Connor graduated and moved from Maryland to Cleveland, a mere two hours from Bowling Green. I have a car on campus for the first time and can visit him whenever I need to. His work schedule and my school schedule line up well enough that we can chat during his lunch break and when he gets home most days. 

We have a new hope for our relationship, and with a shorter distance between us and some consideration for the lessons we learned the hard way, it’s going much more smoothly. It’s with this new perspective on long-distance that I present to you my advice for surviving a long-distance relationship. 


1. Communicate about everything. 

Don’t stop talking to each other. I’m a very independent person, so part of me likes the freedom long distance affords me. But don’t get me wrong, I talk to Connor at least a little bit every day. Good morning and goodnight texts or Snapchats are the minimum; it’s been helpful to genuinely ask how his day went to feel like I’m more connected with him. If your partner isn’t the most generous person when it comes to sharing their feelings, ask them out right how they are doing. Give them the space to tell you they’re feeling lonely or miss you or really need to have a date night soon.

And when I say everything, I mean everything. Don’t think that just because you only get so much time in person with your partner that you should only talk about happy things. Sometimes there are hard parts of your relationship you need to address. Sometimes you both need to just cry about how much long distance sucks. Don’t bottle in problems until they burst because that will be way worse than just talking it out. Believe it or not, your partner can’t read your mind, so you have to let them know when something is bothering you. 

2. Use the resources you have to stay connected. 

Facebook, Instagram, Twitter, Snapchat, Skype, phone calls, texts, letters. Realize that surviving the distance today is much easier than it once was, and use that knowledge to communicate even better with your significant other. 

Connor and I switched from texting to almost solely Snapchatting since we got back together because there was something about being able to see each other’s smile or facial expression with each message that made it easier for us to communicate. We typically video chat once a week when I know I can’t make the drive to him or him to me. However, we recently decided to try video chatting twice a week since the distance has been extra tough lately. I put these little “dates” with him in my calendar and plan things around those times like I would if we had a date planned in person. 

3. Netflix and chill — but like 500 miles away.

This one might seem a little trivial, but on the days you might not have anything to talk about during your video chat dates, having a TV show in common could make a difference. Connor recommended a couple TV shows to me, and even though we couldn’t binge them together, we could each watch a few episodes and react to them together after the fact. 

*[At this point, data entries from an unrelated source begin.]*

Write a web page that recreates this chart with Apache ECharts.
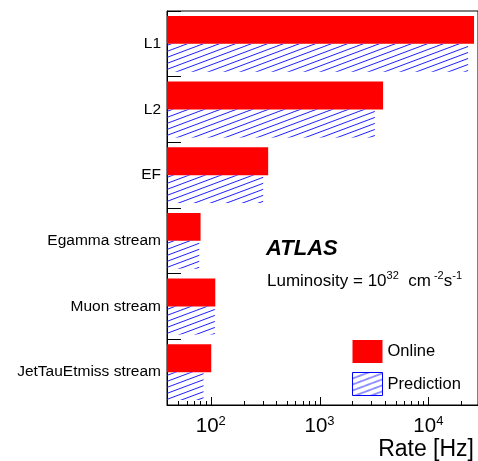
<!DOCTYPE html>
<html>
<head>
<meta charset="utf-8">
<script src="https://cdn.jsdelivr.net/npm/echarts@6/dist/echarts.min.js"></script>
<style>
html,body{margin:0;padding:0;background:#fff;}
#chart{width:478px;height:461px;}
</style>
</head>
<body>
<div id="chart"></div>
<script>
// ---- data ----
var categories = ['L1', 'L2', 'EF', 'Egamma stream', 'Muon stream', 'JetTauEtmiss stream'];
var onlineRates = [26300, 3835, 337, 80.6, 110, 101];
var predictionRates = [23200, 3220, 303, 78.3, 109, 85.8];
var majorTicks = [100, 1000, 10000];
var minorTicks = [50, 60, 70, 80, 90, 200, 300, 400, 500, 600, 700, 800, 900,
                  2000, 3000, 4000, 5000, 6000, 7000, 8000, 9000, 20000];
var xMin = 39.6, xMax = 28600;

var FONT = 'Liberation Sans, Arial, Helvetica, sans-serif';

// hatch pattern
function makeHatch() {
  var W = 16, H = 6;
  var c = document.createElement('canvas');
  c.width = W; c.height = H;
  var ctx = c.getContext('2d');
  ctx.strokeStyle = '#1f1fff';
  ctx.lineWidth = 1;
  for (var k = -1; k <= 1; k++) {
    ctx.beginPath();
    ctx.moveTo(-2, H + 2 * H / W + k * H);
    ctx.lineTo(W + 2, -2 * H / W + k * H);
    ctx.stroke();
  }
  return c;
}
var hatch = makeHatch();

var tickData = [];
majorTicks.forEach(function (v) { tickData.push([v, 0, 1]); });
minorTicks.forEach(function (v) { tickData.push([v, 0, 0]); });

var chart = echarts.init(document.getElementById('chart'), null, {renderer: 'canvas'});

function isPow10(v) {
  var l = Math.log10(v);
  return Math.abs(l - Math.round(l)) < 1e-6;
}

var option = {
  animation: false,
  backgroundColor: '#fff',
  grid: {
    left: 167, top: 11, bottom: 56, right: -2,
    show: true, borderColor: '#000', borderWidth: 1, backgroundColor: 'transparent'
  },
  legend: {
    orient: 'vertical',
    left: 352, top: 340,
    padding: 0,
    itemWidth: 30, itemHeight: 23, itemGap: 9,
    icon: 'rect',
    selectedMode: false,
    textStyle: {fontFamily: FONT, fontSize: 16.5, color: '#000'},
    data: [
      {name: 'Online'},
      {name: 'Prediction', itemStyle: {borderColor: '#0000ff', borderWidth: 1}}
    ]
  },
  xAxis: {
    type: 'log',
    logBase: 10,
    min: xMin, max: xMax,
    axisLine: {show: true, lineStyle: {color: '#000', width: 1}},
    axisTick: {show: false},
    splitLine: {show: false},
    axisLabel: {
      margin: 10,
      showMinLabel: false, showMaxLabel: false,
      formatter: function (v) {
        if (!isPow10(v)) return '';
        return '{b|10}{s|' + Math.round(Math.log10(v)) + '}';
      },
      rich: {
        b: {fontFamily: FONT, fontSize: 20.5, color: '#000', lineHeight: 22, verticalAlign: 'bottom'},
        s: {fontFamily: FONT, fontSize: 13, color: '#000', lineHeight: 14, verticalAlign: 'top'}
      }
    }
  },
  yAxis: {
    type: 'category',
    inverse: true,
    data: categories,
    axisLine: {show: true, lineStyle: {color: '#000', width: 1}},
    axisTick: {show: true, inside: true, length: 14, lineStyle: {color: '#000'}},
    axisLabel: {fontFamily: FONT, fontSize: 15.5, color: '#000', margin: 6}
  },
  series: [
    {
      name: 'Online', type: 'bar', data: onlineRates,
      barGap: '0%', barCategoryGap: '15%',
      itemStyle: {color: '#ff0000'}
    },
    {
      name: 'Prediction', type: 'bar', data: predictionRates,
      barGap: '0%', barCategoryGap: '15%',
      itemStyle: {color: {image: hatch, repeat: 'repeat'}}
    },
    {
      name: 'ticks', type: 'custom', silent: true, clip: false,
      data: tickData,
      encode: {x: 0, y: 1},
      renderItem: function (params, api) {
        var p = api.coord([api.value(0), 0]);
        var cs = params.coordSys;
        var yb = cs.y + cs.height;
        var len = api.value(2) ? 8 : 4;
        var x = Math.round(p[0]) + 0.5;
        return {
          type: 'line',
          shape: {x1: x, y1: yb, x2: x, y2: yb - len},
          style: {stroke: '#000', lineWidth: 1}
        };
      }
    }
  ],
  graphic: [
    {
      type: 'text', left: 266, top: 238,
      style: {text: 'ATLAS', font: 'italic bold 22px ' + FONT, fill: '#000'}
    },
    {
      type: 'text', left: 267, top: 270,
      style: {
        text: '{a|Luminosity = 10}{s|32}{a|  cm}{s| -2}{a|s}{s|-1}',
        rich: {
          a: {fontFamily: FONT, fontSize: 17, fill: '#000', lineHeight: 20, verticalAlign: 'bottom'},
          s: {fontFamily: FONT, fontSize: 11, fill: '#000', lineHeight: 12, verticalAlign: 'top'}
        }
      }
    },
    {
      type: 'text', right: 4, top: 438,
      style: {text: 'Rate [Hz]', font: '23px ' + FONT, fill: '#000'}
    }
  ]
};
chart.setOption(option);
</script>
</body>
</html>
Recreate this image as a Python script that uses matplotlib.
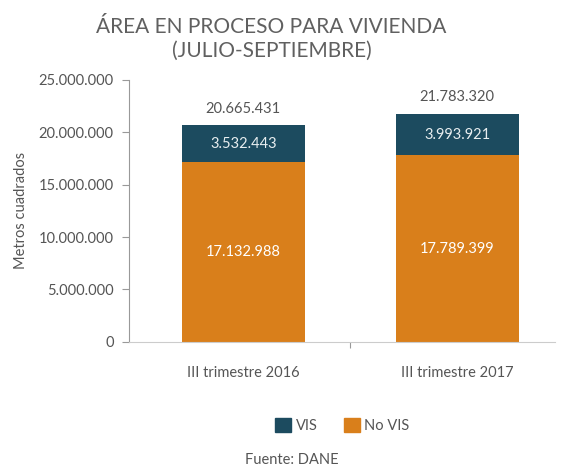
import matplotlib.pyplot as plt
from matplotlib.patches import Patch

# datos
categorias = ['III trimestre 2016', 'III trimestre 2017']
no_vis = [17132988, 17789399]
vis = [3532443, 3993921]
totales = [20665431, 21783320]
yticks = [0, 5000000, 10000000, 15000000, 20000000, 25000000]

c_vis = '#1c4b5f'
c_novis = '#d97f1b'
gris = '#555555'

def fmt(v):
    return f"{v:,}".replace(",", ".")

plt.rcParams['font.family'] = ['Lato', 'DejaVu Sans']

fig = plt.figure(figsize=(5.61, 4.76), dpi=100)
ax = fig.add_axes([0.23, 0.282, 0.76, 0.55])

x = range(len(categorias))
ax.bar(x, no_vis, width=0.575, color=c_novis)
ax.bar(x, vis, width=0.575, bottom=no_vis, color=c_vis)

for i in x:
    ax.text(i, no_vis[i] / 2, fmt(no_vis[i]), ha='center', va='center', color='white', fontsize=10.5)
    ax.text(i, no_vis[i] + vis[i] / 2, fmt(vis[i]), ha='center', va='center', color='#e8eef0', fontsize=10.5)
    ax.text(i, totales[i] + 900000, fmt(totales[i]), ha='center', va='bottom', color=gris, fontsize=10.5)

ax.set_xlim(-0.535, 1.46)
ax.set_ylim(0, 25000000)
ax.set_yticks(yticks)
ax.set_yticklabels([fmt(v) for v in yticks], color=gris, fontsize=10.5)
ax.set_xticks([0.5])
ax.set_xticklabels([''])
for i, c in enumerate(categorias):
    ax.text(i, -3000000, c, ha='center', va='center', color=gris, fontsize=10.5)
ax.tick_params(axis='y', length=5, color='#999999', pad=6)
ax.tick_params(axis='x', length=4, color='#999999')
for s in ['top', 'right']:
    ax.spines[s].set_visible(False)
ax.spines['left'].set_color('#999999')
ax.spines['bottom'].set_color('#cccccc')
ax.set_ylabel('Metros cuadrados', color=gris, fontsize=10.5, labelpad=8)

fig.text(0.484, 0.918, 'ÁREA EN PROCESO PARA VIVIENDA\n(JULIO-SEPTIEMBRE)', ha='center', va='center',
         color='#606060', fontsize=15, linespacing=1.25)

handles = [Patch(color=c_vis, label='VIS'), Patch(color=c_novis, label='No VIS')]
fig.legend(handles=handles, loc='center', bbox_to_anchor=(0.61, 0.107), ncol=2, frameon=False,
           fontsize=10.5, labelcolor=gris, handlelength=1.1, handleheight=1.1, handletextpad=0.3,
           columnspacing=1.8)
fig.text(0.52, 0.033, 'Fuente: DANE', ha='center', va='center', color=gris, fontsize=10.5)

fig.savefig('out.png', dpi=100)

Pace out your binging, so it’s almost like the two of you are watching the same thing at the same time. The same idea can be applied to movies or books, too.  

4. Little gifts here and there go a long way. 

Having something to remind me of Connor — a T-shirt with the Cleveland skyline on it he gave me as a going-away gift, a tiny stuffed moose from a vacation he took to Minnesota, a necklace from our anniversary that I never take off — has helped me feel close to him when he’s far away. Even something as easy as a surprise bag of peanut butter M&Ms waiting for him when he came to visit me was meaningful.

5. If possible, plan visits. If not, plan ahead.

I had the money and the time to visit Connor in Maryland before he graduated. This trip was a way for me to show how committed I was to making the distance work — and it was a ton of fun to be a tourist in his college town. He made the drive to BG from Maryland once and then a handful of times from Cleveland. The chance to see each other and show the other around our own spaces has brought us even closer. 

Not every couple has the ability to close that gap with visits, but something that shows commitment the way a visit does is talking about the future. Planning a date for a time when the distance will no longer be an obstacle for your relationship not only gives you something to look forward to but also indicates that you’re in it for the long run. Daydream with your partner about what you’ll do when you both can be in the same city again; it keeps things romantic and hopeful.